October 5, 2006
CBOT Soy Outlook on Thursday: Up 1-2 cents; outside markets, exports support
Traders at the Chicago Board of Trade said soybean futures are poised to start on firm footing Thursday, garnering support from solid weekly export sales and strength from outside markets.
Soybean futures are called to open 1 to 2 cents higher.
In e-CBOT trade, November soybeans were 3/4-cent higher at US$5.56 per bushel.
Confirmation of strong demand for soybeans, early strength in outside markets and higher calls in the neighboring wheat market are expected to provide support and keep sellers nervous in the early going, analysts said.
The market will be looking for follow through buying from Wednesday's advances, but if buying interest is exhausted quickly downside movement could emerge, said a CBOT broker.
Technical strength has surfaced, but bearish fundamentals remain a hindrance to upward movement, as hedge related pressure is expected to filter into the market on rallies, traders added.
A market technician said if there is follow-through buying from Wednesday's gains on Thursday or Friday, then odds would be high that a harvest low is in place and that prices can begin to work higher into the end of the year.
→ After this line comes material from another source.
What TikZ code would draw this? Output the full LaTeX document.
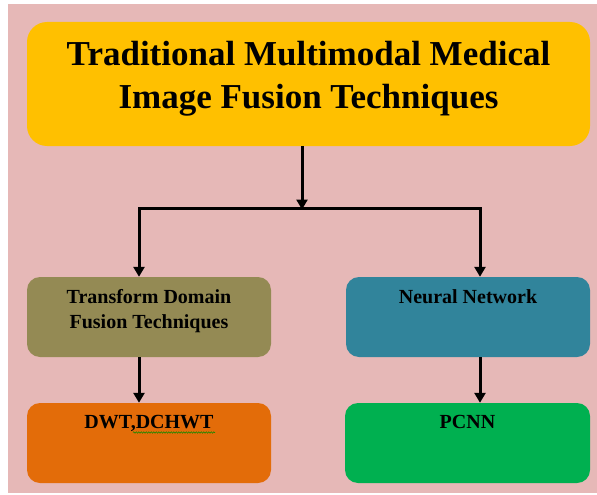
\documentclass[tikz,border=0pt]{standalone}
\usepackage{fontspec}
\setmainfont{Liberation Serif}
\usetikzlibrary{arrows.meta,decorations.pathmorphing}

\definecolor{bgpink}{HTML}{E6B8B7}
\definecolor{topgold}{HTML}{FFC000}
\definecolor{olivebox}{HTML}{948A54}
\definecolor{tealbox}{HTML}{31849B}
\definecolor{orangebox}{HTML}{E36C09}
\definecolor{greenbox}{HTML}{00B050}

\tikzset{
  box/.style={rounded corners=13pt, minimum width=244pt, minimum height=80pt, inner sep=0pt},
  boxtext/.style={anchor=north, inner sep=0pt, align=center, font=\fontsize{20}{25}\selectfont\bfseries},
  conn/.style={line width=3pt, -{Triangle[length=10pt,width=11pt]}},
}

\begin{document}
\begin{tikzpicture}[x=1pt, y=-1pt]
        \useasboundingbox (0,0) rectangle (597,495);
        % Background
        \fill[bgpink] (8,4) rectangle (597,493);

        % Top box
        \node[box, fill=topgold, rounded corners=20pt, minimum width=563pt, minimum height=124pt] (trad) at (308.5,84) {};
        \node[anchor=north, inner sep=0pt, align=center, font=\fontsize{35}{43}\selectfont\bfseries] (tradT) at (308.5,41.5)
            {Traditional Multimodal Medical\\Image Fusion Techniques};

        % Middle boxes
        \node[box, fill=olivebox] (tdf) at (149,317) {};
        \node[boxtext] (tdfT) at (149,289.5) {Transform Domain\\Fusion Techniques};
        \node[box, fill=tealbox] (nn) at (468,317) {};
        \node[boxtext] (nnT) at (468,289.5) {Neural Network};

        % Bottom boxes
        \node[box, fill=orangebox] (dwt) at (149,443) {};
        \node[boxtext] (dwtT) at (149,415.5) {DWT,DCHWT};
        \node[box, fill=greenbox, minimum width=245pt] (pcnn) at (467.5,443) {};
        \node[boxtext] (pcnnT) at (467.5,415.5) {PCNN};

        % spell check mark under DCHWT
        \draw[green!55!black, line width=0.5pt, decorate, decoration={snake, amplitude=0.7pt, segment length=2.5pt}]
            (133,432.5) -- (215,432.5);

        % Connectors
        \coordinate (split) at (302,208);
        \coordinate (splitL) at (139,208);
        \coordinate (splitR) at (480,208);
        \draw[conn] (trad.south -| split) -- ([yshift=-1.5pt]split);
        \draw[conn] (split) -- (splitL) -- (tdf.north -| splitL);
        \draw[conn] (split) -- (splitR) -- (nn.north -| splitR);
        \draw[conn] (tdf.south -| splitL) -- (dwt.north -| splitL);
        \draw[conn] (nn.south -| splitR) -- (pcnn.north -| splitR);
    \end{tikzpicture}
\end{document}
It will take a close above solid technical resistance at Wednesday's high of US$5.62 basis November soybeans to provide better upside technical momentum. The next downside price objective is closing prices below solid support at the contract low of US$5.37 1/2.
First resistance for November soybeans is seen at US$5.62 and then at US$5.65. First support is seen at US$5.50 and then at US$5.45.
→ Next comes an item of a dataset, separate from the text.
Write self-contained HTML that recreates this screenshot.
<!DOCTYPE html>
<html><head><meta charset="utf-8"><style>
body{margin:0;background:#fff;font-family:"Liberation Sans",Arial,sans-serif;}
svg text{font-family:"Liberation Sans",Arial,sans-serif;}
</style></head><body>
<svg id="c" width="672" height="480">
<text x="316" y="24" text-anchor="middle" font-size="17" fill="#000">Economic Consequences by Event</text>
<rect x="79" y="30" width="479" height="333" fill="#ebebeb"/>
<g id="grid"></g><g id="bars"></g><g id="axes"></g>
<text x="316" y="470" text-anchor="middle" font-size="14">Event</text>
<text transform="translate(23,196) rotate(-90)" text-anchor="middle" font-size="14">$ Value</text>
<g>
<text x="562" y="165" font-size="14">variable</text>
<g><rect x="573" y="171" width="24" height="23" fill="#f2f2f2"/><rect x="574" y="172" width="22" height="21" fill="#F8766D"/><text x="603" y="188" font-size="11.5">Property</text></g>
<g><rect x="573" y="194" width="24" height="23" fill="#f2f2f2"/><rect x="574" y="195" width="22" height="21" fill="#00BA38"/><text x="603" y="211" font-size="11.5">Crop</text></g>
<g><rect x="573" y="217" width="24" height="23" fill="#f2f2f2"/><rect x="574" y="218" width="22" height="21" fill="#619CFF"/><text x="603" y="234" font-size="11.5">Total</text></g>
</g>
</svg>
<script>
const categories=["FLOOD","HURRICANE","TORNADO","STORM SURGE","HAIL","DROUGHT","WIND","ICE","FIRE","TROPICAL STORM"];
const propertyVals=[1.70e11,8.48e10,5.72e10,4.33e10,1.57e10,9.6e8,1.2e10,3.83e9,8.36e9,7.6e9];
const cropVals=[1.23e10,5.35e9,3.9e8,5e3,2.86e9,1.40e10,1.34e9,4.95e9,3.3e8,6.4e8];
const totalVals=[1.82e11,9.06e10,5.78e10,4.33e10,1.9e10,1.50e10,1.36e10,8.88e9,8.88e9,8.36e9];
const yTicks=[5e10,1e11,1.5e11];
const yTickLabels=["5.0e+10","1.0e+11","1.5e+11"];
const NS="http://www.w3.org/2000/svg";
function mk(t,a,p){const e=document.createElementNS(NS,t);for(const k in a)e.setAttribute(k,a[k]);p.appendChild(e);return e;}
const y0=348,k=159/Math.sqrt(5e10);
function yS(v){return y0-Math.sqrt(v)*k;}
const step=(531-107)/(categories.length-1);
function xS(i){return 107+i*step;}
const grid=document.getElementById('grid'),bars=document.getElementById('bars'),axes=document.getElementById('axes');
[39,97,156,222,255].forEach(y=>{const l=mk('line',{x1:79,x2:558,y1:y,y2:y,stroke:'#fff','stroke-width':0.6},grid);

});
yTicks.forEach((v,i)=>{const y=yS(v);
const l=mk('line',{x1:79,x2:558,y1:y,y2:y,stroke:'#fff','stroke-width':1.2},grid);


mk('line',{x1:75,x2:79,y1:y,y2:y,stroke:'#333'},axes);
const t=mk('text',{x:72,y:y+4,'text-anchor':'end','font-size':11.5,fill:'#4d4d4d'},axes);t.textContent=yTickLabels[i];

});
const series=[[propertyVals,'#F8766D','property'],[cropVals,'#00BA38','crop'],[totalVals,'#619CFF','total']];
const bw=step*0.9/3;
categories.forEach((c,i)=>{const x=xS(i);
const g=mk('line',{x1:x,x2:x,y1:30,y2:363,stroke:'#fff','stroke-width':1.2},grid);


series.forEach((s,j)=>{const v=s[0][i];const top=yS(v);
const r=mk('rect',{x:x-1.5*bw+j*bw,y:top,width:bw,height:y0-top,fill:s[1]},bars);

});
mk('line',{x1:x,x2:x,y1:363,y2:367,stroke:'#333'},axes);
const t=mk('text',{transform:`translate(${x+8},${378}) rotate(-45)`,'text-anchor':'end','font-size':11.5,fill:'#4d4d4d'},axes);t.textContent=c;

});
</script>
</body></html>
U.S. Department of Agriculture said net weekly export sales for soybeans were 1,254,800 metric tonnes. 2006-07 sales were 1,194,800 tonnes, 38% higher than the previous week. Trade estimates called for commitments in the 600,000 to 900,000 tonne range. The biggest buyers were China, buying 570,900 tonnes, and unknown destinations with 155,200 tonnes. Soymeal old and new crop sales were 148,000 tonnes, compared to estimates of 75,000 to 225,000 tonnes. Soyoil sales were 11,300 tonnes, while the trade guess was zero to 17,000 tonnes.
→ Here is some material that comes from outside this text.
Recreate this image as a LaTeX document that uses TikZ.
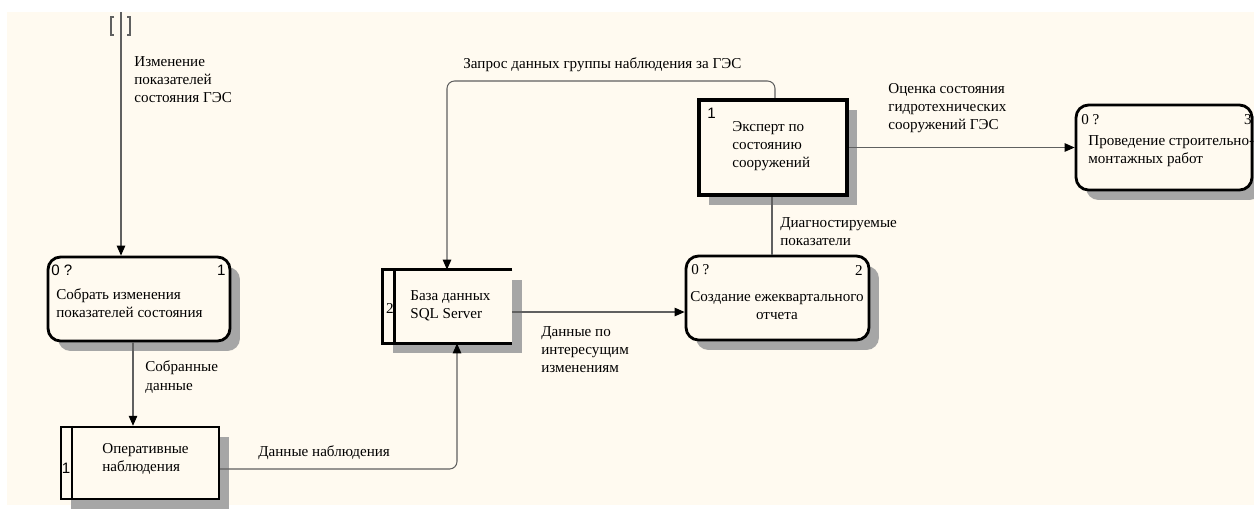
\documentclass[tikz,border=0pt]{standalone}
\usepackage{fontspec}
\setmainfont{Liberation Serif}
\setsansfont{Liberation Sans}
\usetikzlibrary{arrows.meta,shadows,calc}
\definecolor{cream}{RGB}{255,250,240}
\definecolor{flowgray}{RGB}{96,96,96}

\begin{document}
\begin{tikzpicture}[x=0.02cm, y=-0.02cm,
		txt/.style={inner sep=0pt, font=\fontsize{8.6}{10.3}\selectfont, align=left},
		num/.style={inner sep=0pt, font=\sffamily\fontsize{8.6}{10.3}\selectfont},
		boxshadow/.style={drop shadow={shadow xshift=0.2cm, shadow yshift=-0.2cm, fill=black!35, opacity=1}},
		proc/.style={draw, line width=1.6pt, rounded corners=0.25cm, fill=cream, boxshadow, inner sep=0pt},
		store/.style={fill=cream, boxshadow, inner sep=0pt},
		ext/.style={draw, line width=2.4pt, fill=cream, boxshadow, inner sep=0pt},
		flow/.style={draw=flowgray, line width=0.6pt, -{Triangle[length=0.2cm, width=0.17cm, color=black]}},
		link/.style={draw=flowgray, line width=0.6pt}]

		% Page and sheet
		\useasboundingbox (0,0) rectangle (1254,508);
		\fill[white] (0,0) rectangle (1254,508);
		\fill[cream] (7,12) rectangle (1254,505);

		% Processes
		\node[proc, minimum width=3.64cm, minimum height=1.68cm] (sobrat) at (139,299) {};
		\node[proc, minimum width=3.66cm, minimum height=1.68cm] (otchet) at (777.5,298) {};
		\node[proc, minimum width=3.52cm, minimum height=1.70cm] (rabota) at (1164,147.5) {};

		% External entity
		\node[ext, minimum width=2.96cm, minimum height=1.90cm] (ekspert) at (773,147.5) {};

		% Data stores
		\node[store, draw, line width=1.4pt, minimum width=3.16cm, minimum height=1.44cm] (opera) at (140,463) {};
		\draw[line width=1.4pt] ($(opera.north west)+(12,0)$) -- ($(opera.south west)+(12,0)$);
		\node[store, minimum width=2.58cm, minimum height=1.46cm] (baza) at (447.5,306.5) {};
		\draw[line width=1.4pt] (baza.north east) -- (baza.north west) -- (baza.south west) -- (baza.south east);
		\draw[line width=1.4pt] ($(baza.north west)+(12,0)$) -- ($(baza.south west)+(12,0)$);

		% Tunnel at the top
		\coordinate (tun) at (121,12);
		\draw[flowgray, line width=0.8pt] (114,17) -- (111,17) -- (111,35) -- (114,35);
		\draw[flowgray, line width=0.8pt] (127,17) -- (130,17) -- (130,35) -- (127,35);

		% Flows
		\draw[flow] (tun) -- (tun |- sobrat.north);
		\draw[flow] (sobrat.south -| 133,0) -- (opera.north -| 133,0);
		\draw[flow, rounded corners=0.15cm] (opera.east |- 0,469) -| (457,0 |- baza.south);
		\draw[flow, rounded corners=0.15cm] (775,0 |- ekspert.north) |- (447,81) -- (447,0 |- baza.north);
		\draw[flow] (baza.east |- 0,312) -- (otchet.west |- 0,312);
		\draw[flow] (ekspert.east) -- (rabota.west);
		\draw[link] (ekspert.south -| 772,0) -- (otchet.north -| 772,0);

		% Box texts
		\node[num, anchor=west] (sobratA) at (51,270) {0 ?};
		\node[num, anchor=east] (sobratB) at (226,270) {1};
		\node[txt, anchor=west] (sobratT) at (56,303) {Собрать изменения\\показателей состояния};

		\node[txt, anchor=west] (otchetA) at (691,270) {0 ?};
		\node[txt, anchor=east] (otchetB) at (863,270) {2};
		\node[txt, align=center] (otchetT) at (777,305.5) {Создание ежеквартального\\отчета};

		\node[txt, anchor=west] (rabotaA) at (1081,120) {0 ?};
		\node[txt, anchor=east] (rabotaB) at (1252,120) {3};
		\node[txt, anchor=west] (rabotaT) at (1088,151) {Проведение строительно-\\монтажных работ};

		\node[num, anchor=west] (ekspertA) at (707,113) {1};
		\node[txt, anchor=west] (ekspertT) at (732,146) {Эксперт по\\состоянию\\сооружений};

		\node[num] (operaA) at (66,468) {1};
		\node[txt, anchor=west] (operaT) at (102,459) {Оперативные\\наблюдения};

		\node[txt] (bazaA) at (390,308) {2};
		\node[txt, anchor=west] (bazaT) at (410,305.5) {База данных\\SQL Server};

		% Flow labels
		\node[txt, anchor=west] (lblIzm) at (134,80) {Изменение\\показателей\\состояния ГЭС};
		\node[txt, anchor=west] (lblSobr) at (145,377) {Собранные\\данные};
		\node[txt, anchor=west] (lblNabl) at (258,453) {Данные наблюдения};
		\node[txt, anchor=west] (lblIntr) at (541,350) {Данные по\\интересущим\\изменениям};
		\node[txt, anchor=west] (lblZapr) at (463,65) {Запрос данных группы наблюдения за ГЭС};
		\node[txt, anchor=west] (lblOcen) at (888,108) {Оценка состояния\\гидротехнических\\сооружений ГЭС};
		\node[txt, anchor=west] (lblDiag) at (780,232) {Диагностируемые\\показатели};
	\end{tikzpicture}
\end{document}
The DTN Meteorlogix weather forecast says a drier weather pattern favors harvest activities through west and central locations of the U.S. Midwest for the next 10 days. The eastern belt harvest may continue at a slower pace due to prior rains in the area but major delays are not expected.
Mainly dry conditions are on tap for the western Midwest Thursday through Saturday. Temperatures will average below normal Thursday, near normal Friday, and above normal Saturday. In the eastern Midwest, there a chance for a few light showers near or south of the Ohio River Thursday, but dry elsewhere in the region. Mainly dry conditions are on tap for Friday and Saturday. Temperatures will average below normal Thursday and Friday, near to above normal west and below normal east Saturday, Meteorlogix forecasts.
Informa Economics estimated 2006-07 U.S. soybean production at 3.206 billion bushels with a yield of 43.4 bushels per acre. In September, USDA estimated U.S. soybean production at 3.093 billion bushels using a yield of 41.8 bushels per acre. On October 12, USDA is scheduled to release its next U.S. soybean production estimates at 7:30 a.m. CDT (1230 GMT).
The U.S. Census Bureau revised its August soyoil stocks figure, raising the August stocks figure to 3.042 billion pounds from the 3.035 billion pounds originally reported Sept. 28. The figure is down from July's stocks of 3.106 billion pounds but well above the 1.727 billion pounds reported at the same time last year.
U.S. Midwest cash soybean basis bids are mostly unchanged Thursday. Spot cash soybean bids were down 2 cents in Keokuk, Iowa, down 5 cents in Peoria, Ill., and down 1-cent in St. Louis, MO, according to cash sources Thursday.
Rotterdam soybeans and soymeal were mostly higher. European vegoils were mixed.
In overseas markets, Crude palm oil futures on the Bursa Malaysia Derivatives ended higher Thursday, rebounding from recent losses in tandem with a recovery in crude oil. The benchmark December contract ended at MYR1,537 a metric tonne, up MYR14 from Wednesday after moving between MYR1,530 and MYR1,543/tonne.